» YOUR OBJECTIVE: Exact reproduction is required for the lines bounded by the one containing "Give me the" and the one containing "6800, 6200, 5800];", both bounds included. Print them without any pictures.

(Plotting code records)

## BEGIN

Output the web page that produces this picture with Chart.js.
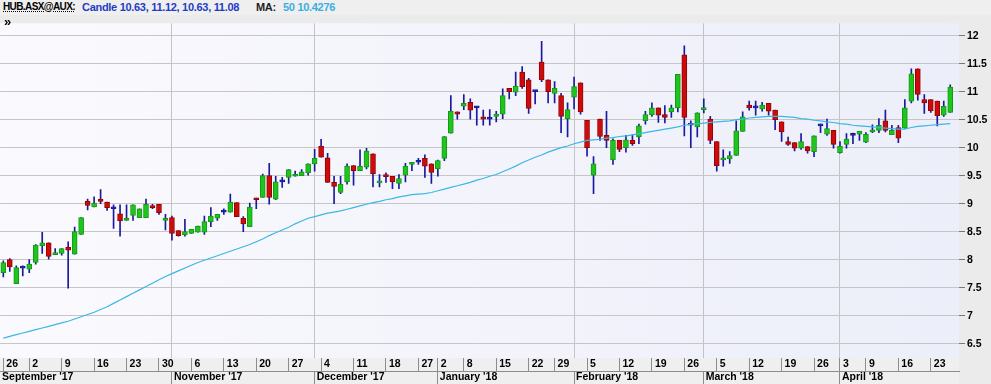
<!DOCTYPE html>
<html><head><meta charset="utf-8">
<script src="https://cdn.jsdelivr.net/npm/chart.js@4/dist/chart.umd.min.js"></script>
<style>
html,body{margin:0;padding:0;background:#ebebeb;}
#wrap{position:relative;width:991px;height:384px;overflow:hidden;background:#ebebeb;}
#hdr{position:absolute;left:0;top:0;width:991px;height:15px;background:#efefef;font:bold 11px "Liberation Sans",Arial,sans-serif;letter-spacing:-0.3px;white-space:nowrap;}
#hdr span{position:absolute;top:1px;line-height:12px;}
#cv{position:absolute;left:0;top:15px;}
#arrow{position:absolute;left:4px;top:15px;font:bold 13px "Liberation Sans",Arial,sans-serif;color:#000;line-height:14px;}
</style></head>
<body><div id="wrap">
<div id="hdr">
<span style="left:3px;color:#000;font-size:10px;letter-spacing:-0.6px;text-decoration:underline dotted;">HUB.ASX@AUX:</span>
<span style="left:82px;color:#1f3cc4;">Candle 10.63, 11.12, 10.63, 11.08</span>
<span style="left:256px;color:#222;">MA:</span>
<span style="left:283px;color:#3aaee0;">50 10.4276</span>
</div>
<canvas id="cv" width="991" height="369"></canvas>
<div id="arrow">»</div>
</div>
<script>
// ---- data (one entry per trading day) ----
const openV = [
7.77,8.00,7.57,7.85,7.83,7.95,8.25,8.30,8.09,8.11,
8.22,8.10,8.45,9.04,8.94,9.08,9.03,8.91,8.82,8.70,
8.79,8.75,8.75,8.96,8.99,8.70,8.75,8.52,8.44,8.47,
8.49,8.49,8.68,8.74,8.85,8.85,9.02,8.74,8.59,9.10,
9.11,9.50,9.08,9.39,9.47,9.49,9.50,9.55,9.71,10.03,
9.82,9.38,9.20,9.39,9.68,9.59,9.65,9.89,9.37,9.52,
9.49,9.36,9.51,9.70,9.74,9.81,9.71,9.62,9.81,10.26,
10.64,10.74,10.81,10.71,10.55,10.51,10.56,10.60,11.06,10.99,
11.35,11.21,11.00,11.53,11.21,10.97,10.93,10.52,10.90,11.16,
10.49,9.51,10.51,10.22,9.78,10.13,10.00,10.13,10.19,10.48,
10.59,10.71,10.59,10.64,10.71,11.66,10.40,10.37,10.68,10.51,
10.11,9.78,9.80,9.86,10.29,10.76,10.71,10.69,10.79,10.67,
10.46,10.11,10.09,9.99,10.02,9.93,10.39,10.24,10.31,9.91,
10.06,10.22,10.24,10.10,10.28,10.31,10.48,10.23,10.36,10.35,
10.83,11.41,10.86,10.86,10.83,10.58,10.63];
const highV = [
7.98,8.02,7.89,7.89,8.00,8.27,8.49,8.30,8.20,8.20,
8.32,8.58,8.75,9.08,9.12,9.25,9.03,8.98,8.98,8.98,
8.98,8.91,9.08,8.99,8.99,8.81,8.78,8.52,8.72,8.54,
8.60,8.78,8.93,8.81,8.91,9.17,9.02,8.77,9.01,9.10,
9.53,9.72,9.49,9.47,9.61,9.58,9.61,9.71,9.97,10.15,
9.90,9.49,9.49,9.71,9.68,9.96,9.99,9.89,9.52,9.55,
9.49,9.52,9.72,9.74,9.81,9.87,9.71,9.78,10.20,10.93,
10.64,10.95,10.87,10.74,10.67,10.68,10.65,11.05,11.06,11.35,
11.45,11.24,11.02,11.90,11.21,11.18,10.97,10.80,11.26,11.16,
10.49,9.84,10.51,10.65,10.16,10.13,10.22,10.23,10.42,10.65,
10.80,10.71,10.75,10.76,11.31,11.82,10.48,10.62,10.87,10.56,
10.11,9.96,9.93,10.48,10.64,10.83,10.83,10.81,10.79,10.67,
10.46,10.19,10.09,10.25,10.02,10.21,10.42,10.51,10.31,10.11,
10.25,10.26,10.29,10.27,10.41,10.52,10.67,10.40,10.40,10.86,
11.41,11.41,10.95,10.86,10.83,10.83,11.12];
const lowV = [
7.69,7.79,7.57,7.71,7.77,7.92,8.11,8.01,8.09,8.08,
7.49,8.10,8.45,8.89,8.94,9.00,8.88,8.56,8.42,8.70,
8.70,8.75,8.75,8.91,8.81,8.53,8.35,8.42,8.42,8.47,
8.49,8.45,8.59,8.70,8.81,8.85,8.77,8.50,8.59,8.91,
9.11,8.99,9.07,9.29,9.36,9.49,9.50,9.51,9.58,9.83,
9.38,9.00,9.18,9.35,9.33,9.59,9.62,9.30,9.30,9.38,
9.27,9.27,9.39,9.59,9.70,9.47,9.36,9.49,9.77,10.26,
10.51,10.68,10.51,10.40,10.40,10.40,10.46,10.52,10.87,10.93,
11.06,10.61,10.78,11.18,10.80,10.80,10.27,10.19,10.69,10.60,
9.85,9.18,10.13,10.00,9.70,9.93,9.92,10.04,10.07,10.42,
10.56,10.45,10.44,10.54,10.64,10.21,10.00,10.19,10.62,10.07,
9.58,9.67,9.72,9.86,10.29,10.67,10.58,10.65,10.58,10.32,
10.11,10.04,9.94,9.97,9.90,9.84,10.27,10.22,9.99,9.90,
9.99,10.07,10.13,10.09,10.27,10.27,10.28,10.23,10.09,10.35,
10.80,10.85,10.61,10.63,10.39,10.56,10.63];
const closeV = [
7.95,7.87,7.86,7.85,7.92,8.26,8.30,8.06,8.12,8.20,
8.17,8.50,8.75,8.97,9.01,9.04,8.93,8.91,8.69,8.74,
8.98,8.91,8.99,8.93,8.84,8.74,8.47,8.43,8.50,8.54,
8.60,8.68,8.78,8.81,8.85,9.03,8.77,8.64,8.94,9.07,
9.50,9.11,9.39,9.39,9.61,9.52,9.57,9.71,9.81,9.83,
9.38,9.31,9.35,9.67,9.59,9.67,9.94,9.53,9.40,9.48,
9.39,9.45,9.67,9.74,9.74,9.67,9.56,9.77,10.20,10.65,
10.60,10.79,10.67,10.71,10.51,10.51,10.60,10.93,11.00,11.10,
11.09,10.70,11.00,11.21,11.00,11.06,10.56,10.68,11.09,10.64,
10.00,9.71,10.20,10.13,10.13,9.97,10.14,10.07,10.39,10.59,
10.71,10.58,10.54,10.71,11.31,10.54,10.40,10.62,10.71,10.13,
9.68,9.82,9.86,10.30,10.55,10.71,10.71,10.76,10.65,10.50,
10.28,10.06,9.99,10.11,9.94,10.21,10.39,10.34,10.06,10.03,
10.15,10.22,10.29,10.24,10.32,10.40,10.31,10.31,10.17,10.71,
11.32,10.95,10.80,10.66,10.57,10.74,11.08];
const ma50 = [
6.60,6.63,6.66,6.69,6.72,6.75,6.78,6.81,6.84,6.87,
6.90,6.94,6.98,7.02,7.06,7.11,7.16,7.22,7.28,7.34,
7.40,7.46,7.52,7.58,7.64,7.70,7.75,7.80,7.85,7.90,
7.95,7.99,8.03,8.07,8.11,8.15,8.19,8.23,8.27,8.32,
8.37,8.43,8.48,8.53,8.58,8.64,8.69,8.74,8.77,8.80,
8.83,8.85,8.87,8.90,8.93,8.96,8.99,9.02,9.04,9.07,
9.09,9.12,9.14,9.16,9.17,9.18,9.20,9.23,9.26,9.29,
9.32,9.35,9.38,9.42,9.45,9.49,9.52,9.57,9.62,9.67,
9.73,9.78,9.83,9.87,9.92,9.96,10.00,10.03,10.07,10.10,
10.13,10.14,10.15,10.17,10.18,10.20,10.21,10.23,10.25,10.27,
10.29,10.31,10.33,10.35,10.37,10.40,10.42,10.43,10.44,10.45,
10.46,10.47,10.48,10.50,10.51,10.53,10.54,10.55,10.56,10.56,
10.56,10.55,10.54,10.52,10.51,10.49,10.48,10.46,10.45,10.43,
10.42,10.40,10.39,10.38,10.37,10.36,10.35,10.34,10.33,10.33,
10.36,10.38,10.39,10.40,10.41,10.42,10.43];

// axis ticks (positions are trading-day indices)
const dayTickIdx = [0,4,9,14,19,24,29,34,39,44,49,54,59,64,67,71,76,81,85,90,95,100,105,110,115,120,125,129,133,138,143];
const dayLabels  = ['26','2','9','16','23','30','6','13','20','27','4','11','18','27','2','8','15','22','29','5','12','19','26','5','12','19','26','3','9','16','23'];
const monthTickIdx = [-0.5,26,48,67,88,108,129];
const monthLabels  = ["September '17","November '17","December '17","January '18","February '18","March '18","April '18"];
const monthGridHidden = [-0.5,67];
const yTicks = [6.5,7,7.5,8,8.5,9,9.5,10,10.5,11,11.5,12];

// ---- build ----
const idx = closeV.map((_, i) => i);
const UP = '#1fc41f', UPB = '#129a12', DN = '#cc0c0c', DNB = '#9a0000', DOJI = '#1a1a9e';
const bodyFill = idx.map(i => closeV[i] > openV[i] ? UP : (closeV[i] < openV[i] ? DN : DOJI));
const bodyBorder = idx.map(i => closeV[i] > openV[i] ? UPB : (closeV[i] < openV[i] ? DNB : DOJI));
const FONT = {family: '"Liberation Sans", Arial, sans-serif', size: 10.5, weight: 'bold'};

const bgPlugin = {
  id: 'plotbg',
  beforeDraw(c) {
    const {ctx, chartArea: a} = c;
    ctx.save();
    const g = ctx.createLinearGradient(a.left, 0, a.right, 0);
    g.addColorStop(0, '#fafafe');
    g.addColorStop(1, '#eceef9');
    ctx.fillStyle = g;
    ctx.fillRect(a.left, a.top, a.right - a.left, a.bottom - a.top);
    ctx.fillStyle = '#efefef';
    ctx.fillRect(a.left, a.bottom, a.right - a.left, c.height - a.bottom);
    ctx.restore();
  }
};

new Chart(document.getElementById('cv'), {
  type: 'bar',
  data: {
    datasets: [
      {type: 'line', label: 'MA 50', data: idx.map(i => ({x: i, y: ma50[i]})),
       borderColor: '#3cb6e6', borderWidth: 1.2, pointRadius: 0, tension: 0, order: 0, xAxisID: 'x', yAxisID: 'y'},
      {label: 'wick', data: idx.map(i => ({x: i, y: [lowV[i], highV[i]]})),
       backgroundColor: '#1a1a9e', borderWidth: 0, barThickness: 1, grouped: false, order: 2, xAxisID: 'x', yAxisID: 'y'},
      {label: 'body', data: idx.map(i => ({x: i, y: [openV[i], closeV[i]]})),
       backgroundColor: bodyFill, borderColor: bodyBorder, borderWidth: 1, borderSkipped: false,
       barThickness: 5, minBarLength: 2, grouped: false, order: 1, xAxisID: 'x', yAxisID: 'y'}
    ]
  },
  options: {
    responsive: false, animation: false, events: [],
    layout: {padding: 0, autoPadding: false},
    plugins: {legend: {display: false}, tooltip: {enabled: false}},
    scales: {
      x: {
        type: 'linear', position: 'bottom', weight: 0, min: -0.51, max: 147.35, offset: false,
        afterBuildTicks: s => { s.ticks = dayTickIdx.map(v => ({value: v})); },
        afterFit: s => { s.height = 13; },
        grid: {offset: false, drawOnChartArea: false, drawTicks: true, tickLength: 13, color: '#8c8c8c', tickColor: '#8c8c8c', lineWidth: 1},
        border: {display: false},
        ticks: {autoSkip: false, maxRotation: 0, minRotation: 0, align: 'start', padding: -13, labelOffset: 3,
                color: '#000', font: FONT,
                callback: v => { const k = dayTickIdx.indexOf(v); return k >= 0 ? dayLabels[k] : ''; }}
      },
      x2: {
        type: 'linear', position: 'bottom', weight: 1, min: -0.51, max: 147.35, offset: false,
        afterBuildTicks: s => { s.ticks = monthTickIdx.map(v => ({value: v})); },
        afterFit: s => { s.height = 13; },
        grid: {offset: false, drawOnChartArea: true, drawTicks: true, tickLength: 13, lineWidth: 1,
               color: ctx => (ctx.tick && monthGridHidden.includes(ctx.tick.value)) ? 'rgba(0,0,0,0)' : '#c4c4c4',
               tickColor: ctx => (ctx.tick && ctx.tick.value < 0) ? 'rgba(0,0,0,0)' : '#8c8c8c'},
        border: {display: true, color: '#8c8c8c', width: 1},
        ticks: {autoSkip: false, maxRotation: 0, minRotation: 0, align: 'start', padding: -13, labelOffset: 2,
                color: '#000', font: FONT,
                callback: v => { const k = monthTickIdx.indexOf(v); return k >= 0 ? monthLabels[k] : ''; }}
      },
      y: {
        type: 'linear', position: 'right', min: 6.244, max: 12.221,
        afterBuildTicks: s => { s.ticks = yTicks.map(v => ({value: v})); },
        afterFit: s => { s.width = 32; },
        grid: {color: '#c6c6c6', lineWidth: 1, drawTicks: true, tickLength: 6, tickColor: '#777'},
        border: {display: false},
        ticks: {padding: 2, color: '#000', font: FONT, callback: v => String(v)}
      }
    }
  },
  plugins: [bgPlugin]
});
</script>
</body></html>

## END
## BEGIN

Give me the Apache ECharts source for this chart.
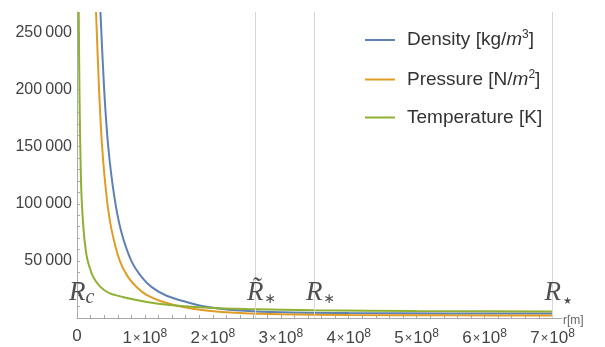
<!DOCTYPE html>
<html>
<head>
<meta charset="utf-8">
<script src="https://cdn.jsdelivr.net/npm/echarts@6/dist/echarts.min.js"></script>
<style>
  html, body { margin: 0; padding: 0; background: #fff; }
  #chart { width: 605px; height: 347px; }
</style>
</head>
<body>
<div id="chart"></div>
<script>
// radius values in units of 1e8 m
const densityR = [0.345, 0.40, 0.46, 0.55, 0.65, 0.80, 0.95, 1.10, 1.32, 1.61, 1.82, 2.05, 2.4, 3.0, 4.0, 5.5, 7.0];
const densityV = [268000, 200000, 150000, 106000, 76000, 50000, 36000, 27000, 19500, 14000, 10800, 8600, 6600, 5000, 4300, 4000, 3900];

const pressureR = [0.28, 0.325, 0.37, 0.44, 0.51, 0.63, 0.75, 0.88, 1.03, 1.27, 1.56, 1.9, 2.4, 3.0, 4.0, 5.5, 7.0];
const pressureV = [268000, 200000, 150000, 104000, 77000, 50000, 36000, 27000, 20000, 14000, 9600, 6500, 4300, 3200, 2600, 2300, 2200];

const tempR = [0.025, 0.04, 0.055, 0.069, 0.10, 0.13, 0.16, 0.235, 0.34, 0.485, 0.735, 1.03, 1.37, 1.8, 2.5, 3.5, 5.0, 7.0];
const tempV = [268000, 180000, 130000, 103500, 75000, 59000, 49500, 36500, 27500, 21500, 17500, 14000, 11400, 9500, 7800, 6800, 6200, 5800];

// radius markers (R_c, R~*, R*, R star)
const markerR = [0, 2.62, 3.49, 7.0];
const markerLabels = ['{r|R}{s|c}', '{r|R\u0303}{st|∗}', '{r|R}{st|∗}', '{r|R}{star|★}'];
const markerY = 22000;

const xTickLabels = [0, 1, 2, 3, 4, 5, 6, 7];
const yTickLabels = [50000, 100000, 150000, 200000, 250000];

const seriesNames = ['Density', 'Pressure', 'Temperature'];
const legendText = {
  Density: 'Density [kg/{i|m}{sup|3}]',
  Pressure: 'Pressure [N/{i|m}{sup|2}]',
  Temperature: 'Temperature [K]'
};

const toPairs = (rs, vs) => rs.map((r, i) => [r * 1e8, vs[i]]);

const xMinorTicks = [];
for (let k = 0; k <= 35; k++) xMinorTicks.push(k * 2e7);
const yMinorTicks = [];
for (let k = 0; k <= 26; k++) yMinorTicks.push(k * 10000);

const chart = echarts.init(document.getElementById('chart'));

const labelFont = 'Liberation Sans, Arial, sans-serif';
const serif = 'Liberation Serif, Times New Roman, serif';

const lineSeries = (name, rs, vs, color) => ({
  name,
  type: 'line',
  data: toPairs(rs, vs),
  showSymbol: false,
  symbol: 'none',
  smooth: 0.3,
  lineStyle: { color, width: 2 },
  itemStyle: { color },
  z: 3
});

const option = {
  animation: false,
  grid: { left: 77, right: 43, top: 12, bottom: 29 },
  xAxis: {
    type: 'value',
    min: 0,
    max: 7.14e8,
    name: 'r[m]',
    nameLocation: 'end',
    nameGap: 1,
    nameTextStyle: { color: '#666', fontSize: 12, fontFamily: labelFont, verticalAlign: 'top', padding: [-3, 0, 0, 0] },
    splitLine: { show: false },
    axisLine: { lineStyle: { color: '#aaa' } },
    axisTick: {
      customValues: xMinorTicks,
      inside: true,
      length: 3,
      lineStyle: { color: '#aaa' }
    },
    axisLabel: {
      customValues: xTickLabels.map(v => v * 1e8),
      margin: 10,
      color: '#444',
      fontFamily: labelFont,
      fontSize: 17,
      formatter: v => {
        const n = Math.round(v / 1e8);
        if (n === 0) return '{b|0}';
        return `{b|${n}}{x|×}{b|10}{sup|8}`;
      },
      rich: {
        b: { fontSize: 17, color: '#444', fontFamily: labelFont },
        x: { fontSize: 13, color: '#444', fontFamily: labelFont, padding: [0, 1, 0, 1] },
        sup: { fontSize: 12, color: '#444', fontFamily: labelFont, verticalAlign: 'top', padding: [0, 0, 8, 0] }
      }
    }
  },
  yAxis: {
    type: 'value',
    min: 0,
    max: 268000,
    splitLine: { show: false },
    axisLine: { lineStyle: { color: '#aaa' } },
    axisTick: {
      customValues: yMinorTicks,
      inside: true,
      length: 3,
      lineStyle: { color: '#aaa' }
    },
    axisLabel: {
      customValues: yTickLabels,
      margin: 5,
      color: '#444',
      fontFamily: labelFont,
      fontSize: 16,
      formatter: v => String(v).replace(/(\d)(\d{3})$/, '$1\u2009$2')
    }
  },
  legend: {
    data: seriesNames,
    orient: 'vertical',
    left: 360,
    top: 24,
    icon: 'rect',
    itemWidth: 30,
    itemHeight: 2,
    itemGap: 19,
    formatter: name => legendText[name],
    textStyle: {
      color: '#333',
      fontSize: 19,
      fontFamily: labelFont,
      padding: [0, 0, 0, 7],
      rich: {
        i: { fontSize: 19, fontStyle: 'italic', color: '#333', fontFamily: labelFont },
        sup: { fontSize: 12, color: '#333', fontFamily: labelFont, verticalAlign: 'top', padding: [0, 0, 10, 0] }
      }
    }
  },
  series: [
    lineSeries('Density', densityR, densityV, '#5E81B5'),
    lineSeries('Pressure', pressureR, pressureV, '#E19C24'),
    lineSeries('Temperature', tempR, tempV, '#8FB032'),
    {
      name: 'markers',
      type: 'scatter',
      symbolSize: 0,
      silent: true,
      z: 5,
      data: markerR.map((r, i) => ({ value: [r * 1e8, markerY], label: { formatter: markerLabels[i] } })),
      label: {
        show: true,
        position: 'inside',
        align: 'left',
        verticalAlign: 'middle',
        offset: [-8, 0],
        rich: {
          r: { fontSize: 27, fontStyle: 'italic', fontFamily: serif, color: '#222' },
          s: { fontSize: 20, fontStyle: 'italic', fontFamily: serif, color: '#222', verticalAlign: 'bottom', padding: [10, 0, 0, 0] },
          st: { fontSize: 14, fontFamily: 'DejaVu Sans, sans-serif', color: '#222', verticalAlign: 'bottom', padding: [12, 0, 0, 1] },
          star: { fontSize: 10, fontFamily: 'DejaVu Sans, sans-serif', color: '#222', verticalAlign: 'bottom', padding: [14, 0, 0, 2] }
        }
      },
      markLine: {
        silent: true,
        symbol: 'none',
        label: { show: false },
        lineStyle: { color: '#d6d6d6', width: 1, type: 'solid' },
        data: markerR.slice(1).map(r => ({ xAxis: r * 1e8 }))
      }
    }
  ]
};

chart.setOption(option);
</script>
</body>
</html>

## END
## BEGIN

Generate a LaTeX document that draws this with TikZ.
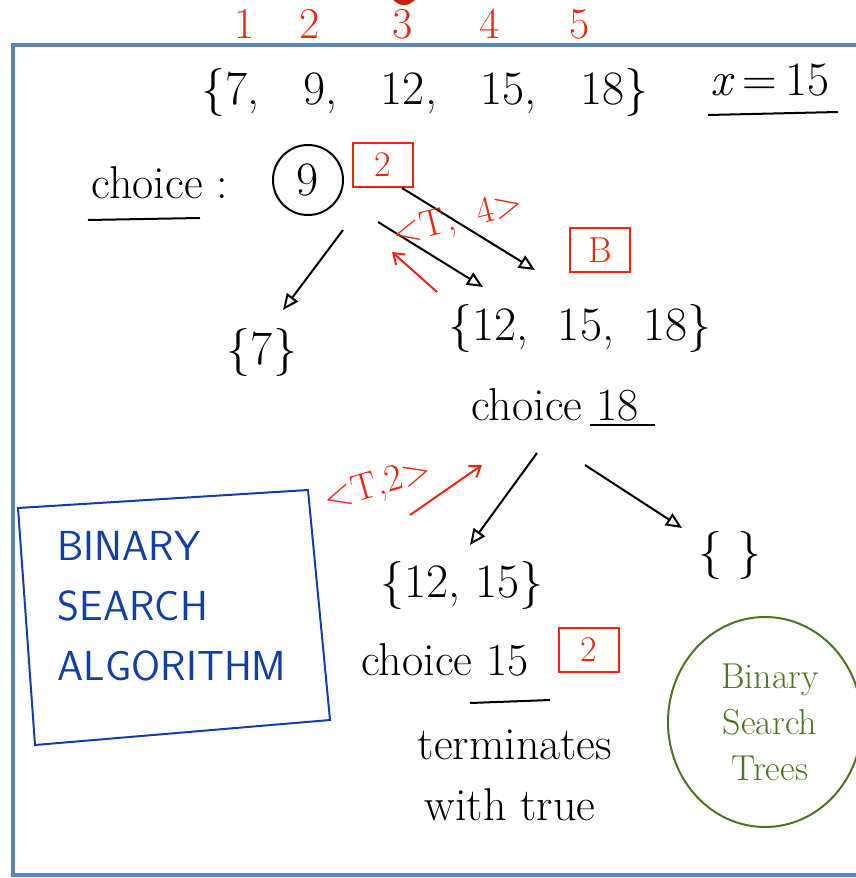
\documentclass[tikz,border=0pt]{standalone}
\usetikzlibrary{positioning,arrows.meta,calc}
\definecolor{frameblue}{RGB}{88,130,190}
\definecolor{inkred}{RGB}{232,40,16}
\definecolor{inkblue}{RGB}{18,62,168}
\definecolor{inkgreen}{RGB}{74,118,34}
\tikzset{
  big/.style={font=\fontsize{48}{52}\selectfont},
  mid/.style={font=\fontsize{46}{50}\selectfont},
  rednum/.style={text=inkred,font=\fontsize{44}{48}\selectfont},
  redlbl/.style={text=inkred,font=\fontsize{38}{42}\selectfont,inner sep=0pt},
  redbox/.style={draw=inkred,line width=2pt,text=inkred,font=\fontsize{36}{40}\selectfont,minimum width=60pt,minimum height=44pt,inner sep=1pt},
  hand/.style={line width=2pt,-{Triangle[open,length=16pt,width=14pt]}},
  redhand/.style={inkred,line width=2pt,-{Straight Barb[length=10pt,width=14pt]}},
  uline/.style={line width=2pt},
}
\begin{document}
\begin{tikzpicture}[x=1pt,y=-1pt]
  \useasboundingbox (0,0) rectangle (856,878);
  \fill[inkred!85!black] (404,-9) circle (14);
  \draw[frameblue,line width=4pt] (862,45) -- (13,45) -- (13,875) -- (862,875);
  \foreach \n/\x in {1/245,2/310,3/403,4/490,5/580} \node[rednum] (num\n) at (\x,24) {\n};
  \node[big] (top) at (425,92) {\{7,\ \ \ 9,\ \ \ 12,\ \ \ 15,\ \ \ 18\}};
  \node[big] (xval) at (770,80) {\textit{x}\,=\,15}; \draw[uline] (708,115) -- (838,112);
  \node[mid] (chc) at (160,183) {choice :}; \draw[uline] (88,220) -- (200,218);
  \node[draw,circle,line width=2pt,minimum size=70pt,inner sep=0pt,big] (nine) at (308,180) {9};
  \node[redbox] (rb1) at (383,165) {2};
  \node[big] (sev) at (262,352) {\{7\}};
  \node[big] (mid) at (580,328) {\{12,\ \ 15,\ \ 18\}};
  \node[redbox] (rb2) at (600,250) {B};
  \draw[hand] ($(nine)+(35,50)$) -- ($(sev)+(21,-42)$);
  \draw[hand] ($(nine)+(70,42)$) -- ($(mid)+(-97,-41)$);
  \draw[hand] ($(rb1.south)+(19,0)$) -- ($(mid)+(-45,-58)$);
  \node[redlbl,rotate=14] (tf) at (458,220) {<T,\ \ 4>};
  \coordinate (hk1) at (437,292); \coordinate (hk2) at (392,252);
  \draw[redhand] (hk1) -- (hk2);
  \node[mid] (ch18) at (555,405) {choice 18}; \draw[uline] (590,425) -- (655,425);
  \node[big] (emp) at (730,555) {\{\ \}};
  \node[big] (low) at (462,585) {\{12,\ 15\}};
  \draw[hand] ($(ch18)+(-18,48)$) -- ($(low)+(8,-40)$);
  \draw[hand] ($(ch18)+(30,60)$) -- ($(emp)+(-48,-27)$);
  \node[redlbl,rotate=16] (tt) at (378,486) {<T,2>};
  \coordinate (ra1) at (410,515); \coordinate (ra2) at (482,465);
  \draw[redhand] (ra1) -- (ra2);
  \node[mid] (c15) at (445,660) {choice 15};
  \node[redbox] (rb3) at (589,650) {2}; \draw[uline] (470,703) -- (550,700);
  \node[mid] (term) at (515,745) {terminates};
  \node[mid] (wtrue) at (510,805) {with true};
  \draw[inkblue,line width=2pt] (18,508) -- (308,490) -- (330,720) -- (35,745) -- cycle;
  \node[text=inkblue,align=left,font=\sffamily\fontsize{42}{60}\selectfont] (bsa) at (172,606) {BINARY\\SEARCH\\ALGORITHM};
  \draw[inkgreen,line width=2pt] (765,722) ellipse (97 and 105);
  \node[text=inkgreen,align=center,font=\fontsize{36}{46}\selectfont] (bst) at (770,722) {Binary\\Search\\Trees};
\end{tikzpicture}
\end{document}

## END

» EXERCISE RESPONSE:
Give me the Apache ECharts source for this chart.
<!DOCTYPE html>
<html>
<head>
<meta charset="utf-8">
<script src="https://cdn.jsdelivr.net/npm/echarts@6/dist/echarts.min.js"></script>
<style>
  html, body { margin: 0; padding: 0; background: #fff; }
  #chart { width: 605px; height: 347px; }
</style>
</head>
<body>
<div id="chart"></div>
<script>
// radius values in units of 1e8 m
const densityR = [0.345, 0.40, 0.46, 0.55, 0.65, 0.80, 0.95, 1.10, 1.32, 1.61, 1.82, 2.05, 2.4, 3.0, 4.0, 5.5, 7.0];
const densityV = [268000, 200000, 150000, 106000, 76000, 50000, 36000, 27000, 19500, 14000, 10800, 8600, 6600, 5000, 4300, 4000, 3900];

const pressureR = [0.28, 0.325, 0.37, 0.44, 0.51, 0.63, 0.75, 0.88, 1.03, 1.27, 1.56, 1.9, 2.4, 3.0, 4.0, 5.5, 7.0];
const pressureV = [268000, 200000, 150000, 104000, 77000, 50000, 36000, 27000, 20000, 14000, 9600, 6500, 4300, 3200, 2600, 2300, 2200];

const tempR = [0.025, 0.04, 0.055, 0.069, 0.10, 0.13, 0.16, 0.235, 0.34, 0.485, 0.735, 1.03, 1.37, 1.8, 2.5, 3.5, 5.0, 7.0];
const tempV = [268000, 180000, 130000, 103500, 75000, 59000, 49500, 36500, 27500, 21500, 17500, 14000, 11400, 9500, 7800, 6800, 6200, 5800];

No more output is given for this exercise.